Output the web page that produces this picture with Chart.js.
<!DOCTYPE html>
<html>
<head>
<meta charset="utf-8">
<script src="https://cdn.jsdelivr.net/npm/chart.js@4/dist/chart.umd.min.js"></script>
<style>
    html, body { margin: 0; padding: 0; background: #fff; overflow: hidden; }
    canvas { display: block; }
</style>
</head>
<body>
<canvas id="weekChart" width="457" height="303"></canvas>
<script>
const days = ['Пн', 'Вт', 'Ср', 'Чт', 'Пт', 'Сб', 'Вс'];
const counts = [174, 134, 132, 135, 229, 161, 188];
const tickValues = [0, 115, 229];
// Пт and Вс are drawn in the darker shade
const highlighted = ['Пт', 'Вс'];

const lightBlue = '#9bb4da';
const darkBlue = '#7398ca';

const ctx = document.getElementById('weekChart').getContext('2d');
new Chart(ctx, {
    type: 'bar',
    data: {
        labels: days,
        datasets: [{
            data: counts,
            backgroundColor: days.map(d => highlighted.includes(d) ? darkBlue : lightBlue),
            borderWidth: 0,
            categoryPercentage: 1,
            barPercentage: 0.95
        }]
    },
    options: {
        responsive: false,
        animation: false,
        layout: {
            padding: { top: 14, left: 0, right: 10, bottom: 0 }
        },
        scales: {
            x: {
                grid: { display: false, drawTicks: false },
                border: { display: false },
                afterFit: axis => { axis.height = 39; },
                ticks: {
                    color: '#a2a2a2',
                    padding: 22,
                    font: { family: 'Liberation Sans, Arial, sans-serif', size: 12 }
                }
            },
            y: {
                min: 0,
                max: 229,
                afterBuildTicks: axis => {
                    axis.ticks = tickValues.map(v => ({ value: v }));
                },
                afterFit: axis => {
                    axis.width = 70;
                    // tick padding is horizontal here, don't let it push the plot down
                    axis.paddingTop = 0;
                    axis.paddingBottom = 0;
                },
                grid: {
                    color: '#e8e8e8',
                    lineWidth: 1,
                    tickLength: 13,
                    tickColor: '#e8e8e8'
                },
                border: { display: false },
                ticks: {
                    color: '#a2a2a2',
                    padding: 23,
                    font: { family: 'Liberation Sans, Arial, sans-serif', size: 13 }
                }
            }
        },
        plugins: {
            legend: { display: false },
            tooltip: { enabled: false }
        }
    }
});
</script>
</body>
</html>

--

> [Given task]:
Return all of the data word for word.

> [Written answer]:
Output the web page that produces this picture with Chart.js.
<!DOCTYPE html>
<html>
<head>
<meta charset="utf-8">
<script src="https://cdn.jsdelivr.net/npm/chart.js@4/dist/chart.umd.min.js"></script>
<style>
    html, body { margin: 0; padding: 0; background: #fff; overflow: hidden; }
    canvas { display: block; }
</style>
</head>
<body>
<canvas id="weekChart" width="457" height="303"></canvas>
<script>
const days = ['Пн', 'Вт', 'Ср', 'Чт', 'Пт', 'Сб', 'Вс'];
const counts = [174, 134, 132, 135, 229, 161, 188];
const tickValues = [0, 115, 229];
// Пт and Вс are drawn in the darker shade
const highlighted = ['Пт', 'Вс'];

const lightBlue = '#9bb4da';
const darkBlue = '#7398ca';

const ctx = document.getElementById('weekChart').getContext('2d');
new Chart(ctx, {
    type: 'bar',
    data: {
        labels: days,
        datasets: [{
            data: counts,
            backgroundColor: days.map(d => highlighted.includes(d) ? darkBlue : lightBlue),
            borderWidth: 0,
            categoryPercentage: 1,
            barPercentage: 0.95
        }]
    },
    options: {
        responsive: false,
        animation: false,
        layout: {
            padding: { top: 14, left: 0, right: 10, bottom: 0 }
        },
        scales: {
            x: {
                grid: { display: false, drawTicks: false },
                border: { display: false },
                afterFit: axis => { axis.height = 39; },
                ticks: {
                    color: '#a2a2a2',
                    padding: 22,
                    font: { family: 'Liberation Sans, Arial, sans-serif', size: 12 }
                }
            },
            y: {
                min: 0,
                max: 229,
                afterBuildTicks: axis => {
                    axis.ticks = tickValues.map(v => ({ value: v }));
                },
                afterFit: axis => {
                    axis.width = 70;
                    // tick padding is horizontal here, don't let it push the plot down
                    axis.paddingTop = 0;
                    axis.paddingBottom = 0;
                },
                grid: {
                    color: '#e8e8e8',
                    lineWidth: 1,
                    tickLength: 13,
                    tickColor: '#e8e8e8'
                },
                border: { display: false },
                ticks: {
                    color: '#a2a2a2',
                    padding: 23,
                    font: { family: 'Liberation Sans, Arial, sans-serif', size: 13 }
                }
            }
        },
        plugins: {
            legend: { display: false },
            tooltip: { enabled: false }
        }
    }
});
</script>
</body>
</html>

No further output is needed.